▶ [PROMPT]: In the records below, work out how many lines hold the word "chart". Report the number alone.

▶ [RECORDS FOR THIS EXERCISE]:
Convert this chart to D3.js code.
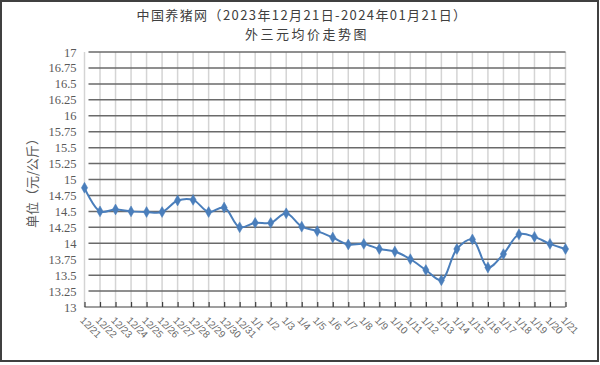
<!DOCTYPE html>
<html><head><meta charset="utf-8">
<script src="https://cdn.jsdelivr.net/npm/d3@7/dist/d3.min.js"></script>
<style>
html,body{margin:0;padding:0;background:#fff;}
svg{display:block;}
</style></head>
<body>
<svg id="chart" width="600" height="365"></svg>
<script>
const titleLines = ["中国养猪网（2023年12月21日-2024年01月21日）", "外三元均价走势图"];
const yAxisTitle = "单位（元/公斤）";
const categories = ["12/21","12/22","12/23","12/24","12/25","12/26","12/27","12/28","12/29","12/30","12/31",
  "1/1","1/2","1/3","1/4","1/5","1/6","1/7","1/8","1/9","1/10","1/11","1/12","1/13","1/14","1/15","1/16","1/17","1/18","1/19","1/20","1/21"];
const prices = [14.87,14.50,14.53,14.50,14.49,14.49,14.67,14.68,14.49,14.56,14.25,
  14.32,14.32,14.47,14.26,14.19,14.09,13.98,13.99,13.91,13.87,13.75,13.58,13.42,13.91,14.06,13.62,13.83,14.14,14.10,13.99,13.91];
const yTicks = [13,13.25,13.5,13.75,14,14.25,14.5,14.75,15,15.25,15.5,15.75,16,16.25,16.5,16.75,17];
const yTickLabels = ["13","13.25","13.5","13.75","14","14.25","14.5","14.75","15","15.25","15.5","15.75","16","16.25","16.5","16.75","17"];

const svg = d3.select("#chart");
const plotL = 84.5, plotR = 565.5, plotT = 52, plotB = 307;

// border
svg.append("rect").attr("x",1).attr("y",1).attr("width",597).attr("height",360)
  .attr("fill","#fff").attr("stroke","#404040").attr("stroke-width",2);

const x = d3.scalePoint().domain(categories).range([plotL, plotR]);
const y = d3.scaleLinear().domain([13,17]).range([plotB, plotT]);

// vertical gridlines
svg.append("g").selectAll("line").data(categories).join("line")
  .attr("x1",d=>x(d)).attr("x2",d=>x(d)).attr("y1",plotT).attr("y2",plotB)
  .attr("stroke","#d4d4d4").attr("stroke-width",1.5);

// horizontal gridlines
svg.append("g").selectAll("line").data(yTicks.slice(1)).join("line")
  .attr("x1",plotL+4).attr("x2",plotR).attr("y1",d=>y(d)).attr("y2",d=>y(d))
  .attr("stroke","#6a6a6a").attr("stroke-width",1.5);

// y axis labels
const yAxis = d3.axisLeft(y).tickValues(yTicks).tickFormat((d,i)=>yTickLabels[i]).tickSize(0).tickPadding(8);
const gy = svg.append("g").attr("transform",`translate(${plotL},0)`).call(yAxis);
gy.select(".domain").remove();
gy.selectAll("text").attr("font-family","'Liberation Serif','DejaVu Serif',serif").attr("font-size",12.5)
  .attr("fill","#595959");

// x axis
const xAxis = d3.axisBottom(x).tickSize(-5).tickFormat("");
const gx = svg.append("g").attr("transform",`translate(0,${plotB})`).call(xAxis);
gx.select(".domain").attr("stroke","#404040").attr("stroke-width",1.2).attr("d",`M${plotL},0H${plotR}`);
gx.selectAll(".tick line").attr("stroke","#404040").attr("stroke-width",1.2);

// x labels rotated
svg.append("g").selectAll("text").data(categories).join("text")
  .attr("transform",d=>`translate(${x(d)-5},${plotB+14}) rotate(45)`)
  .attr("font-family","'Liberation Sans',Arial,sans-serif").attr("font-size",10)
  .attr("fill","#6a6a6a").attr("text-anchor","start")
  .text(d=>d);

// line
const line = d3.line().x((d,i)=>x(categories[i])).y(d=>y(d)).curve(d3.curveCatmullRom.alpha(0.5));
svg.append("path").datum(prices).attr("d",line).attr("fill","none")
  .attr("stroke","#4a7ebb").attr("stroke-width",2);

// markers
svg.append("g").selectAll("path").data(prices).join("path")
  .attr("transform",(d,i)=>`translate(${x(categories[i])},${y(d)})`)
  .attr("d",d3.symbol().type(d3.symbolDiamond).size(34))
  .attr("fill","#4a7ebb").attr("stroke","#4a7ebb").attr("stroke-width",0.5);

// titles
svg.append("text").attr("x",302).attr("y",20).attr("text-anchor","middle")
  .attr("font-family","'Noto Sans CJK SC',sans-serif").attr("font-size",13).attr("letter-spacing",1.4)
  .attr("fill","#404040").text(titleLines[0]);
svg.append("text").attr("x",307).attr("y",39).attr("text-anchor","middle")
  .attr("font-family","'Noto Sans CJK SC',sans-serif").attr("font-size",13).attr("letter-spacing",2.5)
  .attr("fill","#404040").text(titleLines[1]);

// y axis title
svg.append("text").attr("transform","translate(37,180) rotate(-90)").attr("text-anchor","middle")
  .attr("font-family","'Noto Sans CJK SC',sans-serif").attr("font-size",13)
  .attr("fill","#595959").text(yAxisTitle);
</script>
</body></html>
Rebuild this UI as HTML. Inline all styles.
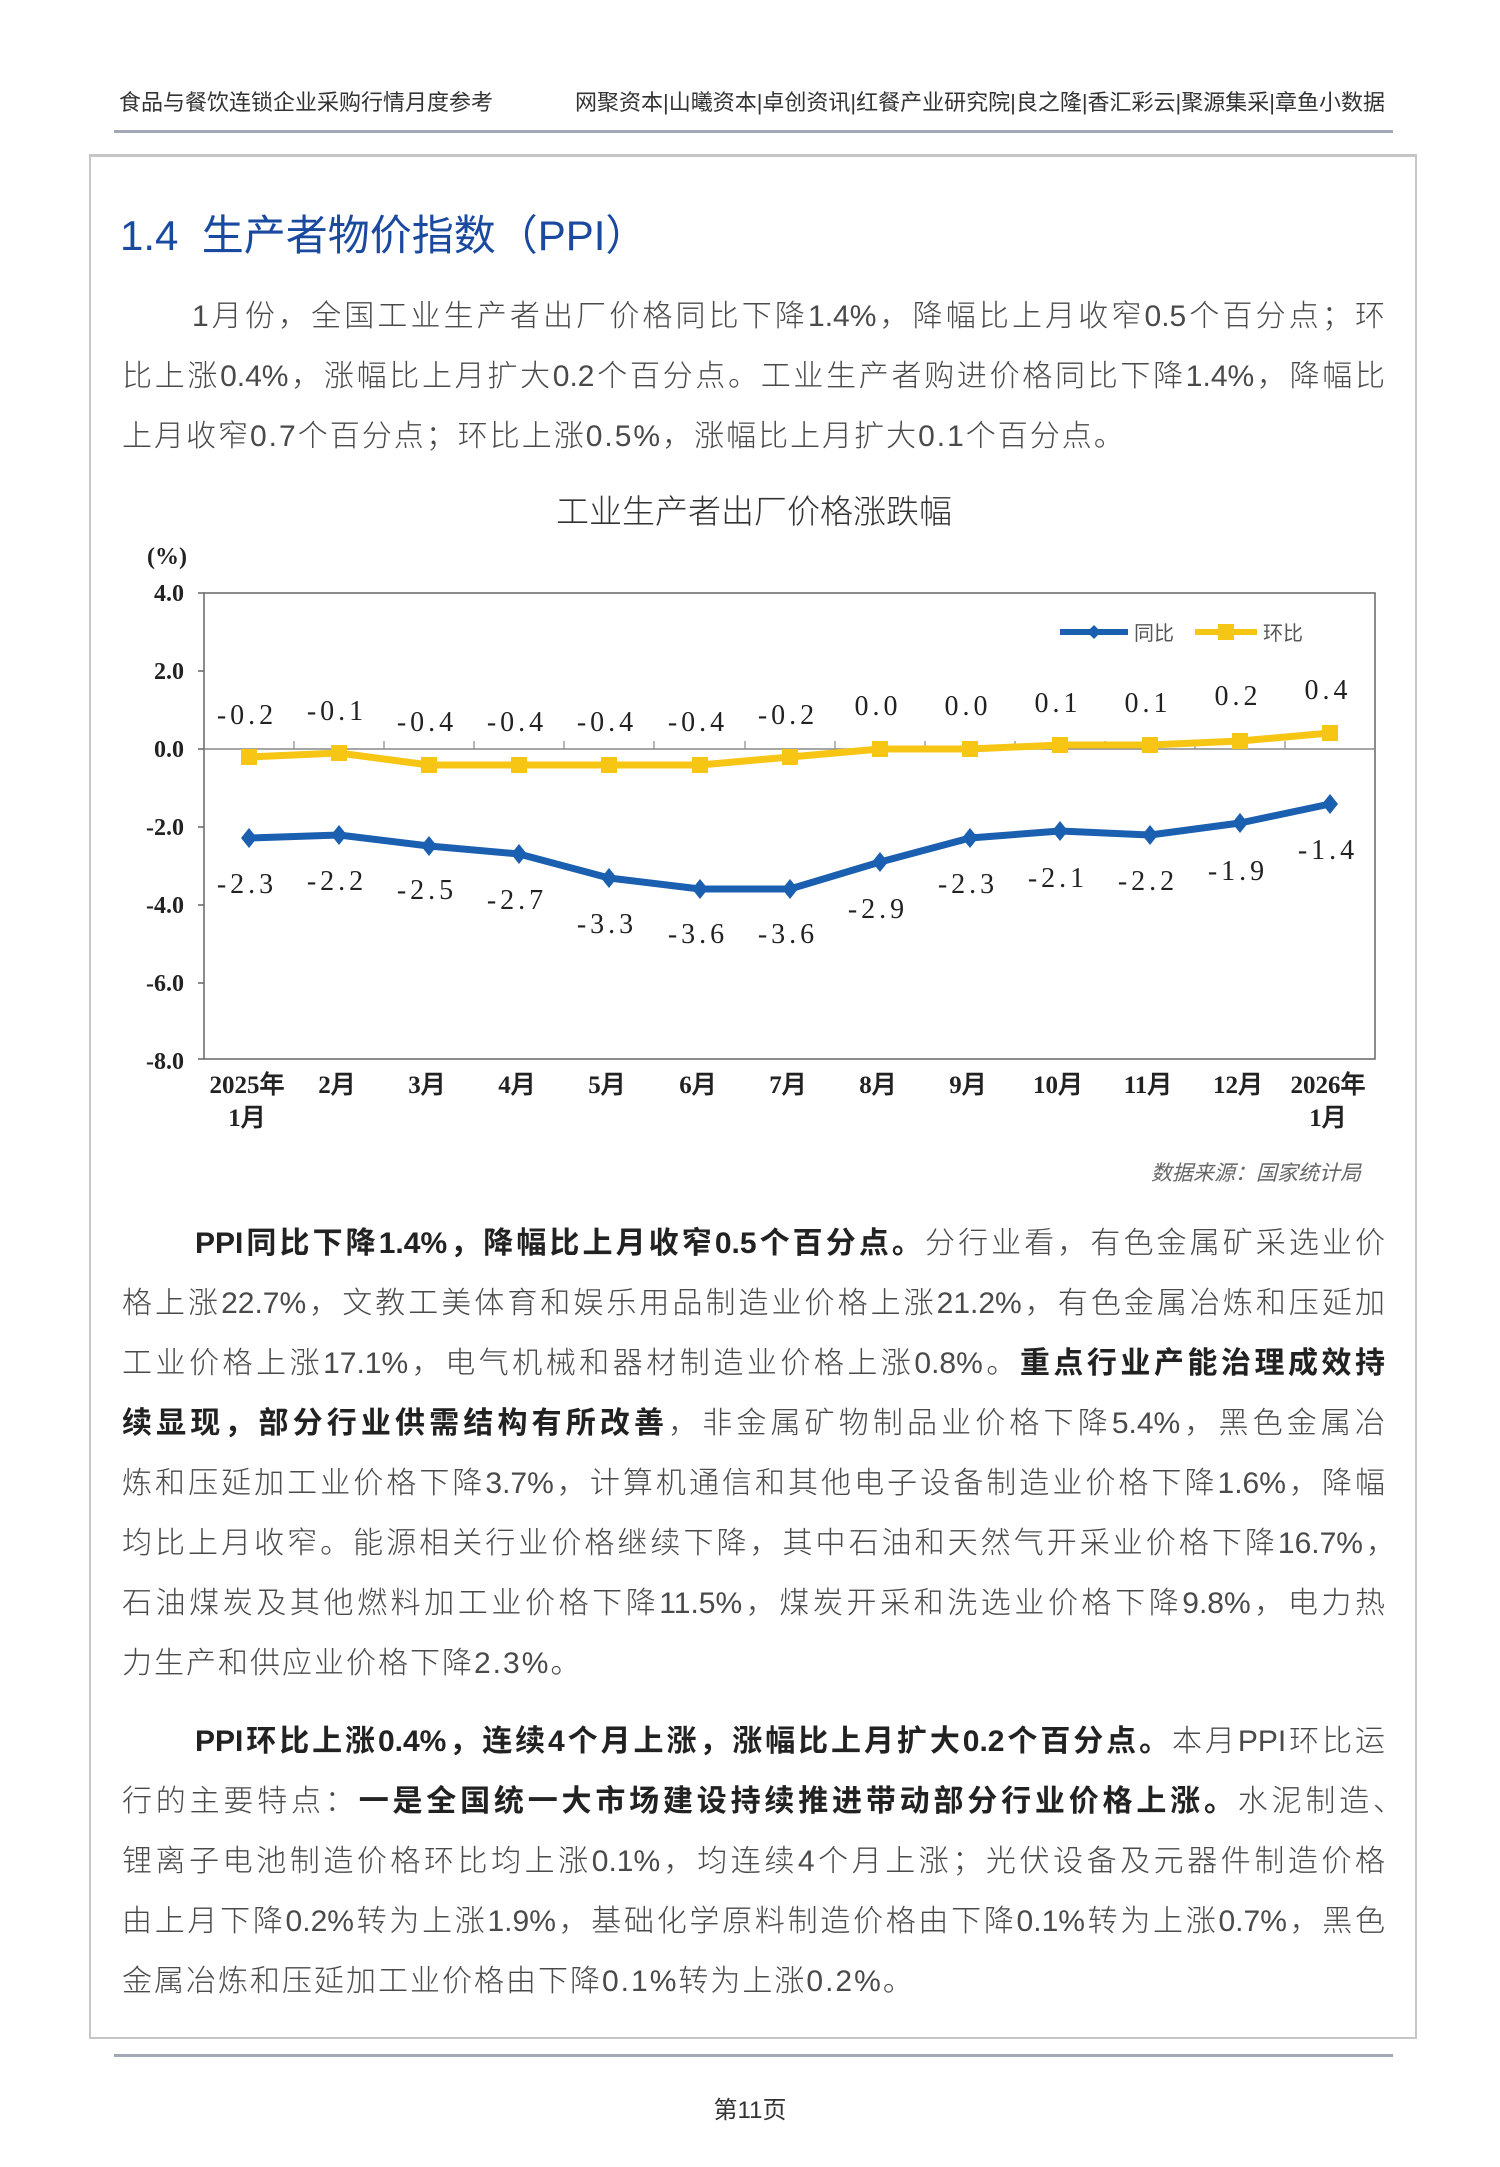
<!DOCTYPE html>
<html><head><meta charset="utf-8"><style>
body{margin:0;width:1500px;height:2167px;background:#fff;position:relative;overflow:hidden;font-family:"Liberation Sans","Noto Sans CJK SC",sans-serif;}
.a{position:absolute;white-space:nowrap;}
.ln{position:absolute;left:122px;width:1263px;height:40px;line-height:40px;font-size:30px;color:#4a4a4a;font-weight:300;white-space:nowrap;}
.j{text-align:justify;text-align-last:justify;}
.ls{letter-spacing:2px;}
b{font-weight:700;color:#222;}
</style></head><body>
<div class="a" style="left:119px;top:85px;font-size:22px;color:#333;">食品与餐饮连锁企业采购行情月度参考</div>
<div class="a" style="left:545px;top:85px;width:840px;font-size:22px;color:#333;text-align:right;">网聚资本|山曦资本|卓创资讯|红餐产业研究院|良之隆|香汇彩云|聚源集采|章鱼小数据</div>
<div class="a" style="left:114px;top:130px;width:1279px;height:3px;background:#a3a8b6;"></div>
<div class="a" style="left:89px;top:154px;width:1324px;height:1880px;border:2px solid #c6c6c6;border-top-width:3px;"></div>
<div class="a" style="left:120px;top:202px;font-size:42px;color:#1a4aa0;">1.4&nbsp; 生产者物价指数（PPI）</div>

<div class="ln j" style="top:297px;left:192px;width:1193px;">1月份，全国工业生产者出厂价格同比下降1.4%，降幅比上月收窄0.5个百分点；环</div>
<div class="ln j" style="top:357px;">比上涨0.4%，涨幅比上月扩大0.2个百分点。工业生产者购进价格同比下降1.4%，降幅比</div>
<div class="ln ls" style="top:417px;">上月收窄0.7个百分点；环比上涨0.5%，涨幅比上月扩大0.1个百分点。</div>

<div class="a" style="left:554px;top:485px;width:400px;text-align:center;font-size:33px;color:#333;font-weight:300;">工业生产者出厂价格涨跌幅</div>

<svg class="a" style="left:0;top:0" width="1500" height="1200" font-family="Liberation Serif, serif">
<text x="167" y="564" font-size="24" font-weight="bold" text-anchor="middle" fill="#222">(%)</text>
<g font-size="24" font-weight="bold" text-anchor="end" fill="#222">
<text x="184" y="601">4.0</text><text x="184" y="679">2.0</text><text x="184" y="757">0.0</text>
<text x="184" y="835">-2.0</text><text x="184" y="913">-4.0</text><text x="184" y="991">-6.0</text><text x="184" y="1069">-8.0</text>
</g>
<rect x="204" y="593" width="1171" height="466" fill="none" stroke="#666" stroke-width="1.5"/>
<g stroke="#666" stroke-width="1.5"><line x1="198" y1="593" x2="204" y2="593"/><line x1="198" y1="671" x2="204" y2="671"/><line x1="198" y1="749" x2="204" y2="749"/><line x1="198" y1="827" x2="204" y2="827"/><line x1="198" y1="905" x2="204" y2="905"/><line x1="198" y1="983" x2="204" y2="983"/><line x1="198" y1="1059" x2="204" y2="1059"/></g>
<line x1="204" y1="749" x2="1375" y2="749" stroke="#888" stroke-width="1.5"/>
<g stroke="#888" stroke-width="1.2">
<line x1="294" y1="741" x2="294" y2="749"/><line x1="384" y1="741" x2="384" y2="749"/><line x1="474" y1="741" x2="474" y2="749"/><line x1="564" y1="741" x2="564" y2="749"/><line x1="654" y1="741" x2="654" y2="749"/><line x1="745" y1="741" x2="745" y2="749"/><line x1="835" y1="741" x2="835" y2="749"/><line x1="925" y1="741" x2="925" y2="749"/><line x1="1015" y1="741" x2="1015" y2="749"/><line x1="1105" y1="741" x2="1105" y2="749"/><line x1="1195" y1="741" x2="1195" y2="749"/><line x1="1285" y1="741" x2="1285" y2="749"/>
</g>
<polyline fill="none" stroke="#f7c513" stroke-width="7" stroke-linejoin="round" points="249,757 339,753 429,765 519,765 609,765 700,765 790,757 880,749 970,749 1060,745 1150,745 1240,741 1330,733"/>
<g fill="#f7c513">
<rect x="241" y="749" width="16" height="16"/><rect x="331" y="745" width="16" height="16"/><rect x="421" y="757" width="16" height="16"/><rect x="511" y="757" width="16" height="16"/><rect x="601" y="757" width="16" height="16"/><rect x="692" y="757" width="16" height="16"/><rect x="782" y="749" width="16" height="16"/><rect x="872" y="741" width="16" height="16"/><rect x="962" y="741" width="16" height="16"/><rect x="1052" y="737" width="16" height="16"/><rect x="1142" y="737" width="16" height="16"/><rect x="1232" y="733" width="16" height="16"/><rect x="1322" y="725" width="16" height="16"/>
</g>
<polyline fill="none" stroke="#1b5fb0" stroke-width="7" stroke-linejoin="round" points="249,838 339,835 429,846 519,854 609,878 700,889 790,889 880,862 970,838 1060,831 1150,835 1240,823 1330,804"/>
<g fill="#1b5fb0">
<path d="M249,828l8,10l-8,10l-8,-10z"/><path d="M339,825l8,10l-8,10l-8,-10z"/><path d="M429,836l8,10l-8,10l-8,-10z"/><path d="M519,844l8,10l-8,10l-8,-10z"/><path d="M609,868l8,10l-8,10l-8,-10z"/><path d="M700,879l8,10l-8,10l-8,-10z"/><path d="M790,879l8,10l-8,10l-8,-10z"/><path d="M880,852l8,10l-8,10l-8,-10z"/><path d="M970,828l8,10l-8,10l-8,-10z"/><path d="M1060,821l8,10l-8,10l-8,-10z"/><path d="M1150,825l8,10l-8,10l-8,-10z"/><path d="M1240,813l8,10l-8,10l-8,-10z"/><path d="M1330,794l8,10l-8,10l-8,-10z"/>
</g>
<line x1="1060" y1="632" x2="1128" y2="632" stroke="#1b5fb0" stroke-width="6"/><path d="M1094,625l7,7l-7,7l-7,-7z" fill="#1b5fb0"/>
<text x="1134" y="640" font-size="20" fill="#555" font-family="Noto Sans CJK SC, sans-serif">同比</text>
<line x1="1195" y1="632" x2="1257" y2="632" stroke="#f7c513" stroke-width="6"/><rect x="1218" y="624" width="16" height="16" fill="#f7c513"/>
<text x="1263" y="640" font-size="20" fill="#555" font-family="Noto Sans CJK SC, sans-serif">环比</text>
<g font-size="28" fill="#222" text-anchor="middle" letter-spacing="4">
<text x="247" y="724">-0.2</text><text x="337" y="720">-0.1</text><text x="427" y="731">-0.4</text><text x="517" y="731">-0.4</text><text x="607" y="731">-0.4</text><text x="698" y="731">-0.4</text><text x="788" y="724">-0.2</text><text x="878" y="715">0.0</text><text x="968" y="715">0.0</text><text x="1058" y="712">0.1</text><text x="1148" y="712">0.1</text><text x="1238" y="705">0.2</text><text x="1328" y="699">0.4</text>
<text x="247" y="893">-2.3</text><text x="337" y="890">-2.2</text><text x="427" y="899">-2.5</text><text x="517" y="909">-2.7</text><text x="607" y="933">-3.3</text><text x="698" y="943">-3.6</text><text x="788" y="943">-3.6</text><text x="878" y="918">-2.9</text><text x="968" y="893">-2.3</text><text x="1058" y="887">-2.1</text><text x="1148" y="890">-2.2</text><text x="1238" y="880">-1.9</text><text x="1328" y="859">-1.4</text>
</g>
<g font-size="25" font-weight="bold" fill="#222" text-anchor="middle">
<text x="247" y="1093">2025年</text><text x="247" y="1126">1月</text>
<text x="337" y="1093">2月</text><text x="427" y="1093">3月</text><text x="517" y="1093">4月</text><text x="607" y="1093">5月</text><text x="698" y="1093">6月</text><text x="788" y="1093">7月</text><text x="878" y="1093">8月</text><text x="968" y="1093">9月</text><text x="1058" y="1093">10月</text><text x="1148" y="1093">11月</text><text x="1238" y="1093">12月</text>
<text x="1328" y="1093">2026年</text><text x="1328" y="1126">1月</text>
</g>
<text x="1361" y="1180" font-size="21" fill="#666" font-style="italic" text-anchor="end" font-family="Noto Sans CJK SC, sans-serif">数据来源：国家统计局</text>
</svg>

<div class="ln j" style="top:1224px;left:195px;width:1190px;"><b>PPI同比下降1.4%，降幅比上月收窄0.5个百分点。</b>分行业看，有色金属矿采选业价</div>
<div class="ln j" style="top:1284px;">格上涨22.7%，文教工美体育和娱乐用品制造业价格上涨21.2%，有色金属冶炼和压延加</div>
<div class="ln j" style="top:1344px;">工业价格上涨17.1%，电气机械和器材制造业价格上涨0.8%。<b>重点行业产能治理成效持</b></div>
<div class="ln j" style="top:1404px;"><b>续显现，部分行业供需结构有所改善</b>，非金属矿物制品业价格下降5.4%，黑色金属冶</div>
<div class="ln j" style="top:1464px;">炼和压延加工业价格下降3.7%，计算机通信和其他电子设备制造业价格下降1.6%，降幅</div>
<div class="ln j" style="top:1524px;width:1274px;">均比上月收窄。能源相关行业价格继续下降，其中石油和天然气开采业价格下降16.7%，</div>
<div class="ln j" style="top:1584px;">石油煤炭及其他燃料加工业价格下降11.5%，煤炭开采和洗选业价格下降9.8%，电力热</div>
<div class="ln ls" style="top:1644px;">力生产和供应业价格下降2.3%。</div>

<div class="ln j" style="top:1722px;left:195px;width:1190px;"><b>PPI环比上涨0.4%，连续4个月上涨，涨幅比上月扩大0.2个百分点。</b>本月PPI环比运</div>
<div class="ln j" style="top:1782px;width:1281px;">行的主要特点：<b>一是全国统一大市场建设持续推进带动部分行业价格上涨。</b>水泥制造、</div>
<div class="ln j" style="top:1842px;">锂离子电池制造价格环比均上涨0.1%，均连续4个月上涨；光伏设备及元器件制造价格</div>
<div class="ln j" style="top:1902px;">由上月下降0.2%转为上涨1.9%，基础化学原料制造价格由下降0.1%转为上涨0.7%，黑色</div>
<div class="ln ls" style="top:1962px;">金属冶炼和压延加工业价格由下降0.1%转为上涨0.2%。</div>

<div class="a" style="left:114px;top:2054px;width:1279px;height:3px;background:#a3a8b6;"></div>
<div class="a" style="left:0;width:1500px;top:2090px;text-align:center;font-size:24px;color:#333;">第11页</div>
</body></html>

▶ [EXERCISE SOLUTION]: 3